(Entries with chart source code)
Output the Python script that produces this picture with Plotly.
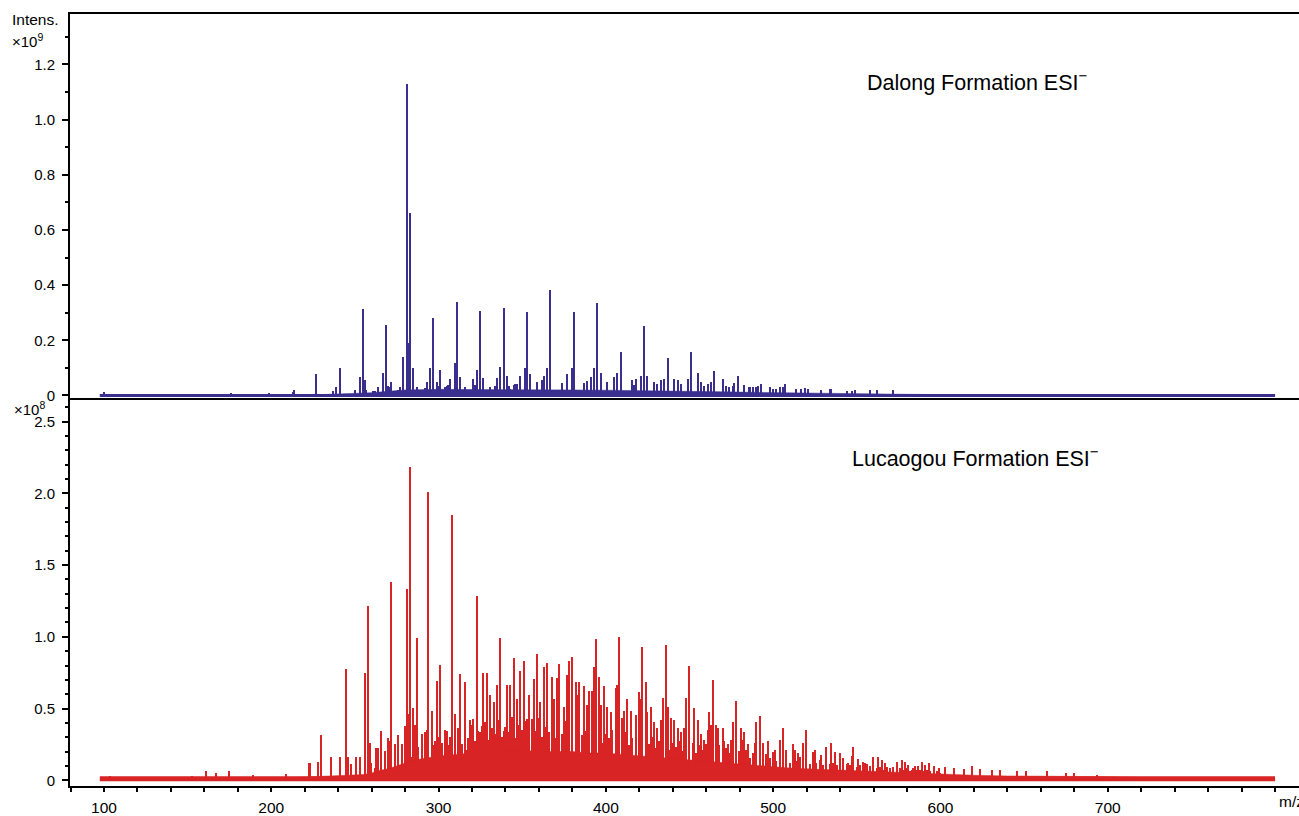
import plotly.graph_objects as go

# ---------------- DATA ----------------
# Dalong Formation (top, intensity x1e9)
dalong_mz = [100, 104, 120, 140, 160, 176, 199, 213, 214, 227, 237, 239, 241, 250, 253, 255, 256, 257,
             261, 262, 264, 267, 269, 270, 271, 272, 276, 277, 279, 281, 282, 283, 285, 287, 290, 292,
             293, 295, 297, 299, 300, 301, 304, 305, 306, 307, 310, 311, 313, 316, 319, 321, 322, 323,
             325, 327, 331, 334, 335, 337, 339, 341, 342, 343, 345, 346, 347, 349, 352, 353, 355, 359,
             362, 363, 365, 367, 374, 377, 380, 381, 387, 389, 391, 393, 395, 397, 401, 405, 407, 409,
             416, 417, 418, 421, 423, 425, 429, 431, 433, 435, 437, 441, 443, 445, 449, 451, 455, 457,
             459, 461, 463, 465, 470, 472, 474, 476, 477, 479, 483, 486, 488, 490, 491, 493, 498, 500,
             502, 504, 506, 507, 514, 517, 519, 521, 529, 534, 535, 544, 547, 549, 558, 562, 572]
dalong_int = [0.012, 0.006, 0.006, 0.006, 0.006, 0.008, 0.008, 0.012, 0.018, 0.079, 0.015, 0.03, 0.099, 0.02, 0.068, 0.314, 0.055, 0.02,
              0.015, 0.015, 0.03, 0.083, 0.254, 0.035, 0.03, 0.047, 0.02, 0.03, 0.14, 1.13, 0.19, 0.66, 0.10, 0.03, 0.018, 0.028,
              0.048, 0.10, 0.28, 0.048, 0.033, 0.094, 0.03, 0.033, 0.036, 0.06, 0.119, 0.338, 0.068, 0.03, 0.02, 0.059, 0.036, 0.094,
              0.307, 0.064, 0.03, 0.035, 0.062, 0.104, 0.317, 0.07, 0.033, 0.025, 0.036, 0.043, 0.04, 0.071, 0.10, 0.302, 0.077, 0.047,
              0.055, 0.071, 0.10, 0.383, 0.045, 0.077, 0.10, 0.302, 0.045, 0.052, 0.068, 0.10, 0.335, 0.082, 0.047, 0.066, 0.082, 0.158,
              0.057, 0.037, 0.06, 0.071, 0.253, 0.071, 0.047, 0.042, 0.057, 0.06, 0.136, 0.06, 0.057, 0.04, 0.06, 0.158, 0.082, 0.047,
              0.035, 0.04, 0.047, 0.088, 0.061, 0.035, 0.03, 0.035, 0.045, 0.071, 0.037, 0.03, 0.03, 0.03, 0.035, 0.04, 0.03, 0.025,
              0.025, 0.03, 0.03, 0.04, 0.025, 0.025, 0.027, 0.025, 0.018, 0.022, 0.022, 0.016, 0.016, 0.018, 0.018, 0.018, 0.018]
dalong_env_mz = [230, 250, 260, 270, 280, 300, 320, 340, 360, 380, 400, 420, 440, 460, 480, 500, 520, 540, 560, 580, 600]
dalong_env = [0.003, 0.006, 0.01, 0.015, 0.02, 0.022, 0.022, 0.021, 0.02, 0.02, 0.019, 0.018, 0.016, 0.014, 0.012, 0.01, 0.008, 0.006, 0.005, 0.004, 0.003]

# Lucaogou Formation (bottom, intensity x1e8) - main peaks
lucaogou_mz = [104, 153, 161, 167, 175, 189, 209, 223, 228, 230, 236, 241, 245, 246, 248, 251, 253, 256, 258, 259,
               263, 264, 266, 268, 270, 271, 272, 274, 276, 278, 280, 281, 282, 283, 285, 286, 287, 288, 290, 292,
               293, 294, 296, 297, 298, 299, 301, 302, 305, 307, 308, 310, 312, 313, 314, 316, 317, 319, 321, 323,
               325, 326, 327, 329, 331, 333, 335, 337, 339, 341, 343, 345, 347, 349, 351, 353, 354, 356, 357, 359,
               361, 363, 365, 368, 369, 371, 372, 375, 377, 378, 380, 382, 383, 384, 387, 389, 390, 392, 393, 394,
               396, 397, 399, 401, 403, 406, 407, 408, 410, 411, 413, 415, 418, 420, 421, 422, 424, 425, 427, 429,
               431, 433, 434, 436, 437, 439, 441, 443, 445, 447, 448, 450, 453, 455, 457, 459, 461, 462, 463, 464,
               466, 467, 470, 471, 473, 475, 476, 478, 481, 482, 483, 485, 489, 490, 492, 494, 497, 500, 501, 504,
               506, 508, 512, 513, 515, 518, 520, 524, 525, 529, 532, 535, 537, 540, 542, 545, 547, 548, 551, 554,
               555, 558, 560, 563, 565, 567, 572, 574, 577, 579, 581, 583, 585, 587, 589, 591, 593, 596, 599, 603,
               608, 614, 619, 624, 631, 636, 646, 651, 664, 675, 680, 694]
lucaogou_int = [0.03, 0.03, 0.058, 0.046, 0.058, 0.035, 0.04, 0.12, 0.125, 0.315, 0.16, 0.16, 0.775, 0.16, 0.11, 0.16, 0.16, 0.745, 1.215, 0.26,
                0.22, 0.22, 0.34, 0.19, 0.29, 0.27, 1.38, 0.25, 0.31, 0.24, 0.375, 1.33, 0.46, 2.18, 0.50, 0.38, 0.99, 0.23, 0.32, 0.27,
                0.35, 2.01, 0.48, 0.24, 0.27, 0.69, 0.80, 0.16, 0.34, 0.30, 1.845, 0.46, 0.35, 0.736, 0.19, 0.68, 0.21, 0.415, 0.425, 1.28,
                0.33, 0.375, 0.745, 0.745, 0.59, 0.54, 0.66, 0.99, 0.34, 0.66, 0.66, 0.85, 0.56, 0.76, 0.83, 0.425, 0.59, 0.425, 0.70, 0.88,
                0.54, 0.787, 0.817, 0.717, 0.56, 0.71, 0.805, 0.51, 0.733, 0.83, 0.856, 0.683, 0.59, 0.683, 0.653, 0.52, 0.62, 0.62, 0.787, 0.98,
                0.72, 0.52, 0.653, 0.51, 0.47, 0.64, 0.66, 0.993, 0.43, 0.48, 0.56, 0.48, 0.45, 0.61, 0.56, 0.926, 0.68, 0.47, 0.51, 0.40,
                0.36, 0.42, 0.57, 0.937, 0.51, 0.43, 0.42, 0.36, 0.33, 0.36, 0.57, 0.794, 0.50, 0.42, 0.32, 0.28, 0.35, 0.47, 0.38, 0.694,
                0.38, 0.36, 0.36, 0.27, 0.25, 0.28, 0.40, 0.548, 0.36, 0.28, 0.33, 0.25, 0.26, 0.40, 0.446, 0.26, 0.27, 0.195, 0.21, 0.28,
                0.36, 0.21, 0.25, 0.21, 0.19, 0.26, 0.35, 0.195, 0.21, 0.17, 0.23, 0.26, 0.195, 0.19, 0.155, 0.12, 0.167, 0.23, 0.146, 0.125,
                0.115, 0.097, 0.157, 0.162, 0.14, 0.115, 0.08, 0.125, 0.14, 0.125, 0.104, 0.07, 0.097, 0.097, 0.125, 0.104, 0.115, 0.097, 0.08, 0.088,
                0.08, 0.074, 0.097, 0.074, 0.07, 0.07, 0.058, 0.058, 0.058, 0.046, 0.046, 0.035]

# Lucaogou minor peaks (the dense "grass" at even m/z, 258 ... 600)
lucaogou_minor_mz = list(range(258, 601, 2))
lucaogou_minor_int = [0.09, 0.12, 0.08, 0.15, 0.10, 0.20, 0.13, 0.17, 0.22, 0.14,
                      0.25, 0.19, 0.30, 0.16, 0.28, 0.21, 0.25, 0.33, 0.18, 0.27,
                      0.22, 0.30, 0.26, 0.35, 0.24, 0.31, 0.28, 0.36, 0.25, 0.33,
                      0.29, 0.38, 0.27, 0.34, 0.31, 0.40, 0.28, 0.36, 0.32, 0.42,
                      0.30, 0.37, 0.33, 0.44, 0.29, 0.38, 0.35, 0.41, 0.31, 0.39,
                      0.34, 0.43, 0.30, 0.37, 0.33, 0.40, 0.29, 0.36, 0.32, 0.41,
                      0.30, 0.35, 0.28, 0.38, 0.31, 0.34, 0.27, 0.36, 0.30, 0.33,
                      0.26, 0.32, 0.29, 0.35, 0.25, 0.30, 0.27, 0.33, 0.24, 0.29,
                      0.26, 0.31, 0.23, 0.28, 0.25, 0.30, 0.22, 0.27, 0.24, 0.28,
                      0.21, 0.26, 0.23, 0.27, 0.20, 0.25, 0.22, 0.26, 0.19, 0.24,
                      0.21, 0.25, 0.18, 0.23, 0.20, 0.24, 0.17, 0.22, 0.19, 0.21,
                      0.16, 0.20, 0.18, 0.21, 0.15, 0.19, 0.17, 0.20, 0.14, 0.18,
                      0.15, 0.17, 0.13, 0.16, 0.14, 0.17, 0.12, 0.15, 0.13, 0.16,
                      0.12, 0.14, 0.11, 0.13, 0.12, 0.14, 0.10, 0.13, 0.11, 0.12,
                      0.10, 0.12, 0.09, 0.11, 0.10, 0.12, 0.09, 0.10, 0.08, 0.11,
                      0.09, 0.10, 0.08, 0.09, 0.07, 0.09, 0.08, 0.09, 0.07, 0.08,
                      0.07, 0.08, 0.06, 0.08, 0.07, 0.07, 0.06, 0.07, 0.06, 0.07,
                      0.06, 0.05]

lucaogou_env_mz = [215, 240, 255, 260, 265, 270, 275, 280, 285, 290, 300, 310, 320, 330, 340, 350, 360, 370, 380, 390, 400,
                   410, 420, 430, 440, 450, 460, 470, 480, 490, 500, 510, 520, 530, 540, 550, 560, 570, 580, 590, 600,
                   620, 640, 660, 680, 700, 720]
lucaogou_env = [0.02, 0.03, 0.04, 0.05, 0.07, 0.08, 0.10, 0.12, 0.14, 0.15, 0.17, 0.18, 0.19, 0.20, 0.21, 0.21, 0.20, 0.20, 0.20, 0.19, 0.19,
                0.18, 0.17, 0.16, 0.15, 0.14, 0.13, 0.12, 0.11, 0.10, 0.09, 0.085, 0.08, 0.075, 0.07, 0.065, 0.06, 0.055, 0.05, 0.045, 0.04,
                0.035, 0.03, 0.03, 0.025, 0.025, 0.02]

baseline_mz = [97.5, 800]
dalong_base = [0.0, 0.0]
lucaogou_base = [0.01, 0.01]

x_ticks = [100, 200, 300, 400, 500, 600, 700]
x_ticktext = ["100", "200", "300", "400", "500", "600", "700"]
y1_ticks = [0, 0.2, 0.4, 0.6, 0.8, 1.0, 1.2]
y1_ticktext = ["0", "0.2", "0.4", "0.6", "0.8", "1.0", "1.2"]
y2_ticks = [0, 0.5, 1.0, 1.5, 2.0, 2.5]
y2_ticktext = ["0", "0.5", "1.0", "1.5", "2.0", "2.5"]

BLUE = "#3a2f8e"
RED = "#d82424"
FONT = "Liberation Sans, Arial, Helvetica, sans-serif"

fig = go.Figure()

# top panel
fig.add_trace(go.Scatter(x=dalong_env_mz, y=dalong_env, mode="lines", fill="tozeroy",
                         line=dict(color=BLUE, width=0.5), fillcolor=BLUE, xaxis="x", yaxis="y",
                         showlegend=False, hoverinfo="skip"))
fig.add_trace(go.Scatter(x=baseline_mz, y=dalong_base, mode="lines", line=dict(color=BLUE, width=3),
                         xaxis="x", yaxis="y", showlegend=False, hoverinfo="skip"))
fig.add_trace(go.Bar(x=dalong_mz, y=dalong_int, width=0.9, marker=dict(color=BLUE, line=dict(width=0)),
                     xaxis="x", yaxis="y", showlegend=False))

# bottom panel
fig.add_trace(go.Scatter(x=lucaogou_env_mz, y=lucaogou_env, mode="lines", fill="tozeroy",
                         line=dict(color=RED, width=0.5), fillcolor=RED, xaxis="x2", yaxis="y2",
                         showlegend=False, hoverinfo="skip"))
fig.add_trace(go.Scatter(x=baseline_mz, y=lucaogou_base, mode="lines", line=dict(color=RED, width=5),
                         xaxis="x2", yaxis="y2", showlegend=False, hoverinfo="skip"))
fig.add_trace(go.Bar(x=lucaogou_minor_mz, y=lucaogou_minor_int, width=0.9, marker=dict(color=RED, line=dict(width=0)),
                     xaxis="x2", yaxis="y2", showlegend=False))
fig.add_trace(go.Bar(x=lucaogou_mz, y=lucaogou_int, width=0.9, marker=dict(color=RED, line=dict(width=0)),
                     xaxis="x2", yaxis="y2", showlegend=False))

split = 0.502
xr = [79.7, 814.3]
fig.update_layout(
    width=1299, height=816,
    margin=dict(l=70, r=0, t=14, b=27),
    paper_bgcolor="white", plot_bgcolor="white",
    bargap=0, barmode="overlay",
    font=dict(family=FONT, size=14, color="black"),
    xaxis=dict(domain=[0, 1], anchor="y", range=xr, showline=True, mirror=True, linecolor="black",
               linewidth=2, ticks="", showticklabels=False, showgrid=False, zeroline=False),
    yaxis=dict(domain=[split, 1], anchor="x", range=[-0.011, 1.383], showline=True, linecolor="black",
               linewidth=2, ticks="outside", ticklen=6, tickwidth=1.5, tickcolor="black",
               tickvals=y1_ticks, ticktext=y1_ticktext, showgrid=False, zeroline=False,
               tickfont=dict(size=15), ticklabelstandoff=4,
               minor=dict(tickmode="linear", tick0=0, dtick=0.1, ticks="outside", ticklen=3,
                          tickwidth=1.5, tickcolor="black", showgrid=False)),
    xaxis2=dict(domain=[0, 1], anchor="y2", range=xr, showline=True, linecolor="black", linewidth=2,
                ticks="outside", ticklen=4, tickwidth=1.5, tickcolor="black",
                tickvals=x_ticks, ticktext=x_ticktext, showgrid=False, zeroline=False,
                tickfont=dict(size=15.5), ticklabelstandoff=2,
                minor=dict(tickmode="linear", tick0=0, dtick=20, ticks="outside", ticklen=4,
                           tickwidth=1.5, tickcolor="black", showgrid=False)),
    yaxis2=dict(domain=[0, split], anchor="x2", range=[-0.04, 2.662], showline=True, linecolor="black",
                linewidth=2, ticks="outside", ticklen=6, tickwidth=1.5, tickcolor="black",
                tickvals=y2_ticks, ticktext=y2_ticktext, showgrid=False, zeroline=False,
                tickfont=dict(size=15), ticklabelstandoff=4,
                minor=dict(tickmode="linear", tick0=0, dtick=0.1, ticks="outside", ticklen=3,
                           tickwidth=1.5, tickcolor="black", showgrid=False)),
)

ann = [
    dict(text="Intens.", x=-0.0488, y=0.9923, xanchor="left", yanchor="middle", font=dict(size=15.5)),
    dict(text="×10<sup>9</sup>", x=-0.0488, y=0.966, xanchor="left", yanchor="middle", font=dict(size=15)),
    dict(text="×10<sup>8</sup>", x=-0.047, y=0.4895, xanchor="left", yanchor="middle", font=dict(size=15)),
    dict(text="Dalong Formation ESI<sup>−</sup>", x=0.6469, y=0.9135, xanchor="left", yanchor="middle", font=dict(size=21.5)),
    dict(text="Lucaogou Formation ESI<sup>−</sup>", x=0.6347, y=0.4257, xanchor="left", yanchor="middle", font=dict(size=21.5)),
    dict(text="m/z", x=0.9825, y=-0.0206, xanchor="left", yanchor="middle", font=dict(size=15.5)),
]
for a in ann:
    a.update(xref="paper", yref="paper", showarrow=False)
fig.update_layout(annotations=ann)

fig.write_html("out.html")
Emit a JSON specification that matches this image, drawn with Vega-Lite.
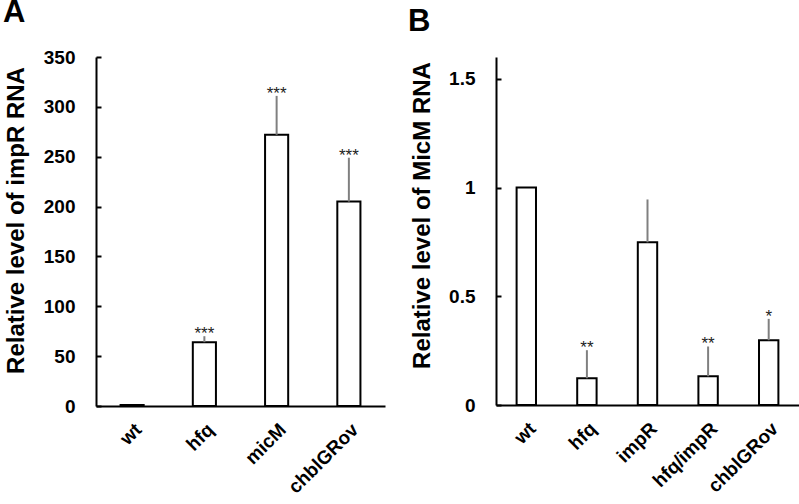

Goal | Only the lines from the start of the records above through the line containing "import plotly.graph_objects as go" should be returned, exactly and with both ends, please; the pictures stay out.

Exercise response |
Output the Python script that produces this picture with Plotly.
import plotly.graph_objects as go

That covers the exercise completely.